Far better to employ the LTCM strategy and write a lot of out of the money options: https://en.wikipedia.org/wiki/Long-Term_Capital_Management

The trick is to do that with other people's money, on which you initially get huge returns. You can then collect large managment fees. The collapse takes out the fund, but it's an LLC so the staff get to keep their bonuses from previous years.

Generally not, because the price of the option is going to rise commensurate with the uncertainty of it being in the money.

It gets more and more difficult to accurately forecast that as uncertainty increases, which is why they're not priced as efficiently farther in the future. But since this is somewhat well known, you need to have some kind of edge to make it work - buying options haphazardly won't.

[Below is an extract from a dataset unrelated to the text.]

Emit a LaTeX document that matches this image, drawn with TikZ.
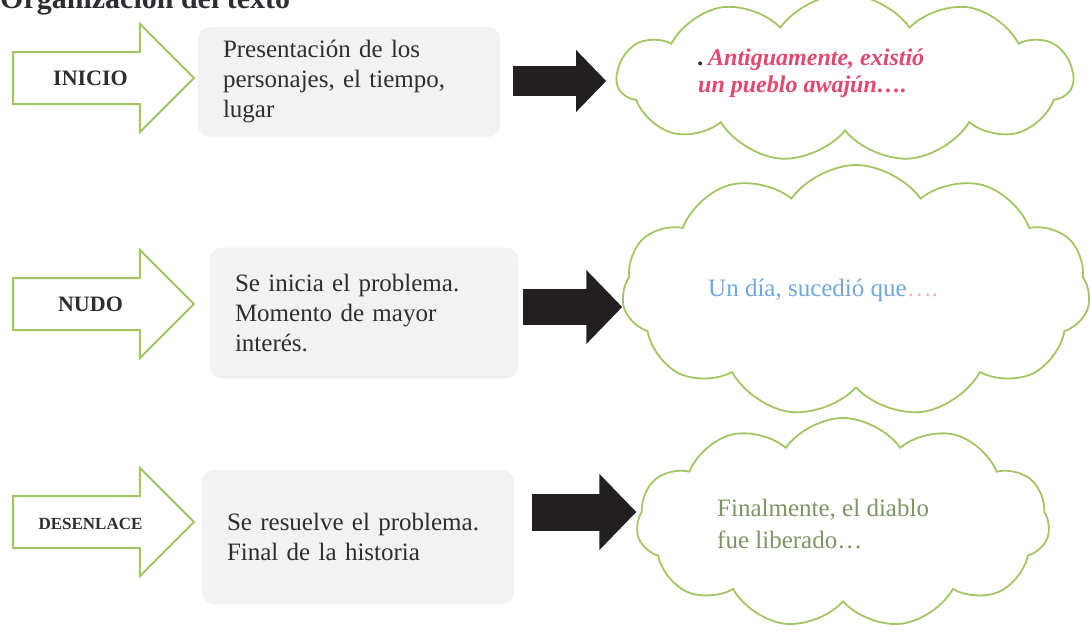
\documentclass[tikz,border=0pt]{standalone}
\usepackage{fontspec}
\setmainfont{Liberation Serif}
\usetikzlibrary{shapes.symbols,shapes.arrows,arrows.meta}
\definecolor{verde}{RGB}{162,198,98}
\definecolor{grisc}{RGB}{242,242,243}
\definecolor{negro}{RGB}{35,31,32}
\definecolor{rosa}{RGB}{228,72,112}
\definecolor{rosac}{RGB}{236,176,196}
\definecolor{celeste}{RGB}{112,168,222}
\definecolor{verdet}{RGB}{128,148,100}
\definecolor{texto}{RGB}{45,45,50}

\begin{document}
\begin{tikzpicture}[x=1pt, y=1pt,
	hueca/.style={single arrow, draw=verde, line width=2pt, fill=white, single arrow head extend=28pt, minimum height=181pt, minimum width=106pt, text height=15pt, text depth=0pt, inner ysep=17.5pt, anchor=tail, text=texto, font=\bfseries\fontsize{22}{26}\selectfont},
	caja/.style={fill=grisc, rounded corners=12pt, align=left, inner xsep=25pt, text=texto, font=\fontsize{25}{30}\selectfont},
	nube/.style={cloud, draw=verde, line width=1.8pt, fill=white, cloud puffs=11, cloud puff arc=110, cloud ignores aspect},
	negra/.style={draw=negro, -{Triangle[length=0pt 1 0, width=0pt 2 0]}}
]
\useasboundingbox (0,0) rectangle (1090,-635);

\node[anchor=base west, inner sep=0pt, text=texto, font=\bfseries\fontsize{30}{34}\selectfont] (titulo) at (0,-8) {Organización del texto};

\node[caja, text width=252pt, minimum height=110pt] (caja1) at (349,-82) {Presentación de los\\personajes, el tiempo,\\lugar};
\node[caja, text width=258pt, minimum height=131pt] (caja2) at (364,-313) {Se inicia el problema.\\Momento de mayor\\interés.};
\node[caja, text width=262pt, minimum height=134pt] (caja3) at (358,-537) {Se resuelve el problema.\\Final de la historia};

\node[hueca] (inicio) at (12,-78) {INICIO};
\node[hueca] (nudo) at (12,-304) {NUDO};
\node[hueca, font=\bfseries\fontsize{17}{20}\selectfont] (desenlace) at (12,-522) {DESENLACE};

\node[nube, minimum width=456pt, minimum height=168pt] (nube1) at (845,-78) {};
\node[nube, minimum width=468pt, minimum height=252pt] (nube2) at (856,-291) {};
\node[nube, minimum width=413pt, minimum height=210pt] (nube3) at (843,-523) {};

\node[anchor=base west, inner sep=0pt, align=left, text=rosa, font=\bfseries\itshape\fontsize{24}{27}\selectfont] (texto1) at (698,-92) {{\color{texto}.}\,Antiguamente, existió\\un pueblo awajún….};
\node[anchor=base west, inner sep=0pt, text=celeste, font=\fontsize{25}{30}\selectfont] (texto2) at (708,-296) {Un día, sucedió que{\color{rosac}….}};
\node[anchor=base west, inner sep=0pt, align=left, text=verdet, font=\fontsize{25}{32}\selectfont] (texto3) at (717,-548) {Finalmente, el diablo\\fue liberado…};

\coordinate (p1) at (513,-81);
\coordinate (p2) at (523,-307);
\coordinate (p3) at (532,-512);
\draw[negra, line width=30pt, shorten >=9pt] (p1) -- (p1 -| nube1.west);
\draw[negra, line width=36pt] (p2) -- (p2 -| nube2.west);
\draw[negra, line width=37pt] (p3) -- (p3 -| nube3.west);
\end{tikzpicture}
\end{document}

> The 1987 market crash (October 19, 1987, single-day loss of 23% in the S&P 500 index) was a 25 standard-deviation event.

Adding to this, the Swiss Franc revaluation in 2015 was called a 20 standard deviation event [0].

[0] https://www.ft.com/content/5a06ef16-b5e4-11e4-a577-00144feab...

Standard deviation only has meaning for a normal distribution.
In this context yes, especially since it assumes distributions are normal.

The strict statistical meaning of a standard deviation applies to any statistical distribution

I'd assume that statement presupposes a normal distribution. Is the stock market return normally distributed?
It's a power law distribution (Mandelbrot's work). That's why these numbers are outlandish.
Stock returns are modeled based on the assumption that they are lognormal.

Whether they really are is a different story.